I like changes in seasons, and one of my particular favorites is the arrival of fall. Here in Fort Worth we are still experiencing a change in the leaves (which has been quite dramatic this year) as recent north winds are blowing the leaves off their branches. Today as I was driving I was watching the flurry of leaves in the air and on the ground and reminded of one of the reasons I like fall. It is a time for cleaning out, whisking away the old, as one begins the winter wait for spring renewal.

In families there are similar ‘seasons.’ There is a time to allow the old to fall away, much like the leaves. These may be memories of past arguments, frustrations with a child’s defiance, or attempts to fix problems that have not worked.
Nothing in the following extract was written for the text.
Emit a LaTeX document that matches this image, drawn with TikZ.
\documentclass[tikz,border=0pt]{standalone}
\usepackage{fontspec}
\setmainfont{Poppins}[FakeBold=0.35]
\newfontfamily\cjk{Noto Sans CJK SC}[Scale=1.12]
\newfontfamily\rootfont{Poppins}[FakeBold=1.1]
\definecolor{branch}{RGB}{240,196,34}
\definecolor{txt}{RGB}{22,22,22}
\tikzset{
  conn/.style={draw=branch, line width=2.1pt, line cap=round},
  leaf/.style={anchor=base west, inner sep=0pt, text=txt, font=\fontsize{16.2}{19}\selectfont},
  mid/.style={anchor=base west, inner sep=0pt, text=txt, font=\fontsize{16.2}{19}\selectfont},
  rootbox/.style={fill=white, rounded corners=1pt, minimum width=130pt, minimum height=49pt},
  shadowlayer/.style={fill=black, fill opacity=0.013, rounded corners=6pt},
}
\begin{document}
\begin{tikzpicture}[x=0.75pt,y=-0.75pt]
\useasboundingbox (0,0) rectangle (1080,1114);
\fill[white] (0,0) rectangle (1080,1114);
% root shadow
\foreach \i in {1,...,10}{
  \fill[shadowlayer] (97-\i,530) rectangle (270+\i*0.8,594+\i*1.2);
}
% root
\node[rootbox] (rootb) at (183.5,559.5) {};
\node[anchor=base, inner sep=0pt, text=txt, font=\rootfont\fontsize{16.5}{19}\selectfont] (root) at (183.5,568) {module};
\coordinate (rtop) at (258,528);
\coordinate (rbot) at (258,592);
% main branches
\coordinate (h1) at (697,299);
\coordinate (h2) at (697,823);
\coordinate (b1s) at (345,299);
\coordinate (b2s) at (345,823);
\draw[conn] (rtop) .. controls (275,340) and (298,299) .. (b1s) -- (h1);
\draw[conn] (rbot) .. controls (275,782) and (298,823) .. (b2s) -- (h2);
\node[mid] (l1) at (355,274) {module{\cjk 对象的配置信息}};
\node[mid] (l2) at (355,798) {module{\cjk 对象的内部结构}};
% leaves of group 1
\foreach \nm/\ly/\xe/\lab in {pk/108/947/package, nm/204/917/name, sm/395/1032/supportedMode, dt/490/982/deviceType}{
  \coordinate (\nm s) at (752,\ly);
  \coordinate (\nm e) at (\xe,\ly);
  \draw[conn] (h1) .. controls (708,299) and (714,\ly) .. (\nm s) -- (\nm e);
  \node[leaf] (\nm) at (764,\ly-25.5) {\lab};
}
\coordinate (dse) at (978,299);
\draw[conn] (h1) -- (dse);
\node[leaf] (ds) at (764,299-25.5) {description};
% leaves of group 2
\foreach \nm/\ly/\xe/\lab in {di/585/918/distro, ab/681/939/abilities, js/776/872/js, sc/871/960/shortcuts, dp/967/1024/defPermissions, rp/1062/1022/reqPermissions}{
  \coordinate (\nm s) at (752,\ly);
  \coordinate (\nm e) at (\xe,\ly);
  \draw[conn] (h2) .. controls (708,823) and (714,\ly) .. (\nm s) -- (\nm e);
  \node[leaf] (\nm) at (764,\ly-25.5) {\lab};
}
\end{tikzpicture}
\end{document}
It may be time to allow grace to enter into the relationships and drop those issues from the family tree. Grace requires us to let the intensity of the issue to fade away so we no longer hang onto the emotional weight within the relationship. As a father and husband, I confess there are times I want to bring up past sins of my wife or daughters, and make sure that whatever was broken then is fixed now and forever. Usually these incidents only serve as alienating events or opportunities for a reminder of my own past transgressions.
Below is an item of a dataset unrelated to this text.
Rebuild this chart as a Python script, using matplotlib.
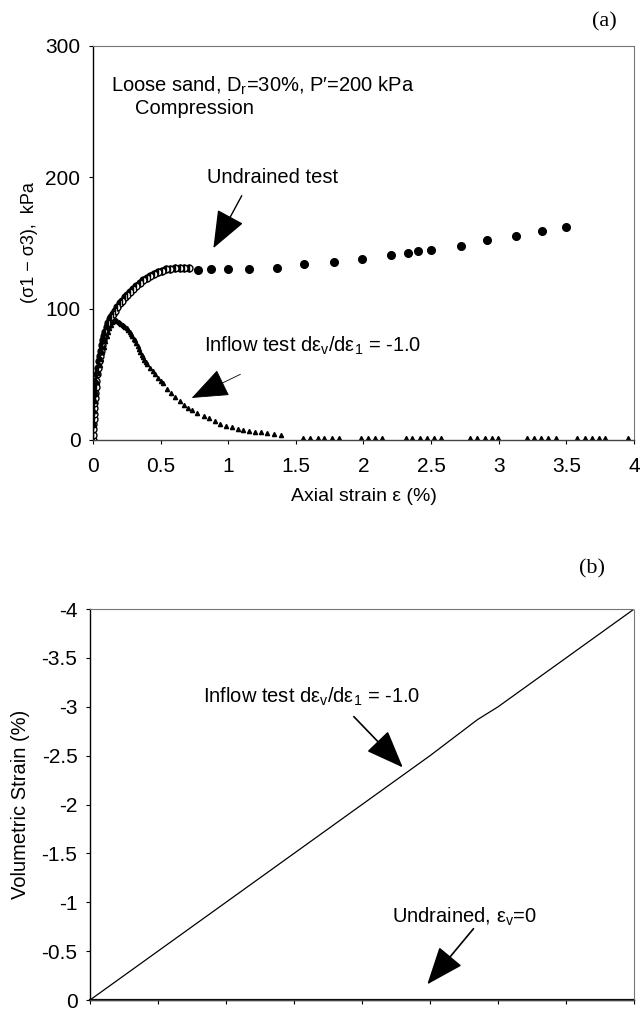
import matplotlib
matplotlib.use("Agg")
import matplotlib.pyplot as plt

plt.rcParams['font.family'] = ['Liberation Sans', 'DejaVu Sans']
plt.rcParams['mathtext.fontset'] = 'custom'
plt.rcParams['mathtext.rm'] = 'Liberation Sans'
plt.rcParams['mathtext.it'] = 'Liberation Sans:italic'

# (a) undrained test, dense early readings
und_strain_dense = [0.000, 0.001, 0.002, 0.003, 0.004, 0.006, 0.008, 0.010, 0.013, 0.016,
                    0.020, 0.025, 0.030, 0.036, 0.042, 0.049, 0.056, 0.064, 0.072, 0.081,
                    0.090, 0.100, 0.111, 0.123, 0.136, 0.150, 0.165, 0.181, 0.198, 0.216,
                    0.235, 0.255, 0.276, 0.298, 0.321, 0.345, 0.370, 0.396, 0.423, 0.451,
                    0.480, 0.510, 0.541, 0.573, 0.606, 0.640, 0.675, 0.710]
und_q_dense = [0, 4, 8, 12, 16, 20, 24, 28, 32, 36,
               40, 45, 50, 55, 60, 64, 68, 72, 76, 79,
               82, 86, 89, 92, 94, 96, 98.5, 101, 104, 106,
               108.5, 110.5, 113, 115, 117.5, 119.5, 121.5, 123.5, 125, 126.5,
               128, 129, 129.8, 130.3, 130.6, 131, 131, 131]
# (a) undrained test, later readings
und_strain = [0.78, 0.87, 1.00, 1.15, 1.36, 1.56, 1.78, 1.99, 2.20, 2.33, 2.40, 2.50,
              2.72, 2.91, 3.13, 3.32, 3.50]
und_q = [129.3, 130, 130, 130, 130.6, 133.9, 135.2, 137.8, 140.8, 142.1, 143.6, 144.6,
         148, 152.3, 155.1, 159.4, 162]

# (a) inflow test
inf_strain = [0, 0.005, 0.01, 0.015, 0.02, 0.03, 0.04, 0.05, 0.06, 0.07, 0.08, 0.09,
              0.10, 0.11, 0.12, 0.13, 0.14, 0.15, 0.16, 0.17, 0.18, 0.19, 0.20, 0.21,
              0.22, 0.23, 0.24, 0.25, 0.26, 0.27, 0.28, 0.29, 0.30, 0.31, 0.32, 0.33,
              0.34, 0.35, 0.36, 0.37, 0.38, 0.39, 0.40, 0.42, 0.44, 0.46, 0.48, 0.50,
              0.52, 0.55, 0.58, 0.61, 0.64, 0.67, 0.70, 0.73, 0.77, 0.82, 0.86, 0.90,
              0.94, 0.98, 1.03, 1.07, 1.11, 1.15, 1.20, 1.24, 1.29, 1.34, 1.39,
              1.554, 1.606, 1.66, 1.709, 1.764, 1.82, 1.985, 2.034, 2.084, 2.14,
              2.313, 2.362, 2.416, 2.468, 2.522, 2.571, 2.788, 2.842, 2.897, 2.948,
              2.998, 3.207, 3.261, 3.315, 3.367, 3.426, 3.581, 3.635, 3.687, 3.741,
              3.786, 3.958]
inf_q = [0, 12, 22, 30, 36, 44, 51, 57, 62, 67, 71, 75,
         79, 82, 85, 87.5, 89.5, 90.5, 91, 91, 90.5, 90, 89, 88,
         87.5, 87, 86, 85, 83.5, 82, 80.5, 79, 77, 76, 74, 71.5,
         69, 67, 65, 63, 61, 59.5, 58, 55, 52.5, 50, 47.5, 45,
         43, 39, 35.5, 32.5, 29.5, 26.5, 24.5, 22.5, 20.5, 18.5, 16.5, 14.5,
         12.5, 11, 9.5, 8.4, 7.5, 6.6, 6.2, 5.8, 5.2, 4.5, 4,
         1.5, 1.5, 1.5, 1.5, 1.5, 1.5, 1.5, 1.5, 1.5, 1.5,
         1.5, 1.5, 1.5, 1.5, 1.5, 1.5, 1.5, 1.5, 1.5, 1.5,
         1.5, 1.5, 1.5, 1.5, 1.5, 1.5, 1.5, 1.5, 1.5, 1.5,
         1.5, 1.5]

# (b) volumetric strain
vol_axial = [0, 0.5, 1.0, 1.1, 1.5, 2.0, 2.5, 2.85, 3.0, 3.5, 4.0]
vol_inflow = [0, -0.5, -1.0, -1.1, -1.5, -2.0, -2.5, -2.87, -3.0, -3.5, -4.0]
vol_undrained = [0, 0]
vol_und_axial = [0, 4]

q_ticks = [0, 100, 200, 300]
strain_ticks = [0, 0.5, 1, 1.5, 2, 2.5, 3, 3.5, 4]
strain_labels = ['0', '0.5', '1', '1.5', '2', '2.5', '3', '3.5', '4']
vol_ticks = [-4, -3.5, -3, -2.5, -2, -1.5, -1, -0.5, 0]
vol_labels = ['-4', '-3.5', '-3', '-2.5', '-2', '-1.5', '-1', '-0.5', '0']

fig = plt.figure(figsize=(6.4, 10.1), dpi=100)

ARROW = dict(arrowstyle='-|>,head_length=1.4,head_width=0.55', color='black',
             mutation_scale=17, shrinkA=0, shrinkB=0)


def style_axes(ax):
    ax.spines['left'].set_color('black')
    ax.spines['left'].set_linewidth(1.0)
    for s in ['top', 'right']:
        ax.spines[s].set_color('#777777')
        ax.spines[s].set_linewidth(0.8)
        ax.spines[s].set_linestyle((0, (1, 1)))
    ax.spines['bottom'].set_color('#444444')
    ax.spines['bottom'].set_linewidth(1.0)
    ax.tick_params(direction='out', length=3, width=0.8, labelsize=15)
    ax.tick_params(axis='x', pad=9)
    ax.tick_params(axis='y', pad=6)


# ---- (a)
ax1 = fig.add_axes([0.1453, 0.5644, 0.8453, 0.3901])
style_axes(ax1)
ax1.plot(und_strain_dense, und_q_dense, 'o', ms=5, fillstyle='left', mfc='black',
         mfcalt='white', mec='black', mew=1.0)
ax1.plot(und_strain, und_q, 'o', ms=5.5, color='black')
ax1.plot(inf_strain, inf_q, '^', ms=3, color='black')
ax1.set_xlim(0, 4)
ax1.set_ylim(0, 300)
ax1.set_xticks(strain_ticks)
ax1.set_xticklabels(strain_labels)
ax1.set_yticks(q_ticks)
ax1.set_xlabel('Axial strain \u03b5 (%)', fontsize=14, labelpad=9)
ax1.set_ylabel('(\u03c31 \u2212 \u03c33),  kPa', fontsize=13, labelpad=5)

ax1.text(0.13, 270, 'Loose sand, D$_\\mathrm{r}$=30%, P\u2032=200 kPa', fontsize=14.5, va='center')
ax1.text(0.31, 252, 'Compression', fontsize=14.5, va='center')
ax1.text(0.84, 200, 'Undrained test', fontsize=14.5, va='center')
ax1.annotate('', xy=(0.89, 146), xytext=(1.10, 186), arrowprops=dict(ARROW, lw=1.0))
ax1.text(0.82, 72, 'Inflow test d\u03b5$_\\mathrm{v}$/d\u03b5$_1$ = -1.0', fontsize=14.5, va='center')
ax1.annotate('', xy=(0.73, 32), xytext=(1.09, 50), arrowprops=dict(ARROW, lw=0.6))

fig.text(0.945, 0.978, '(a)', fontsize=16, family='Liberation Serif', ha='center', va='center')

# ---- (b)
ax2 = fig.add_axes([0.1406, 0.0099, 0.85, 0.387])
style_axes(ax2)
ax2.plot(vol_axial, vol_inflow, color='black', lw=0.9)
ax2.plot(vol_und_axial, vol_undrained, color='black', lw=1.6, clip_on=False)
ax2.set_xlim(0, 4)
ax2.set_ylim(0, -4)
ax2.set_xticks(strain_ticks)
ax2.set_xticklabels([])
ax2.set_yticks(vol_ticks)
ax2.set_yticklabels(vol_labels)
ax2.set_ylabel('Volumetric Strain (%)', fontsize=14.5, labelpad=8)

ax2.text(0.83, -3.1, 'Inflow test d\u03b5$_\\mathrm{v}$/d\u03b5$_1$ = -1.0', fontsize=14.5, va='center')
ax2.annotate('', xy=(2.3, -2.38), xytext=(1.94, -2.9), arrowprops=dict(ARROW, lw=1.2))
ax2.text(2.22, -0.85, 'Undrained, \u03b5$_\\mathrm{v}$=0', fontsize=14.5, va='center')
ax2.annotate('', xy=(2.48, -0.16), xytext=(2.82, -0.73), arrowprops=dict(ARROW, lw=1.2))

fig.text(0.925, 0.437, '(b)', fontsize=16, family='Liberation Serif', ha='center', va='center')

fig.savefig('out.png', dpi=100)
There are times we should choose to let the leaves of hurt, pain, frustration, anger, fear, sadness, and bitterness drop away; be swept by the winds of change and allow a season of waiting to settle in. Winter isn’t always pleasant. It can be lonely and cold. The waiting can be hard, but it is generally always followed by a springtime season of renewal and new growth. And the leaves of hurt or pain that we allowed to drop in fall have become fertilizer and nutrients for the new growth of spring.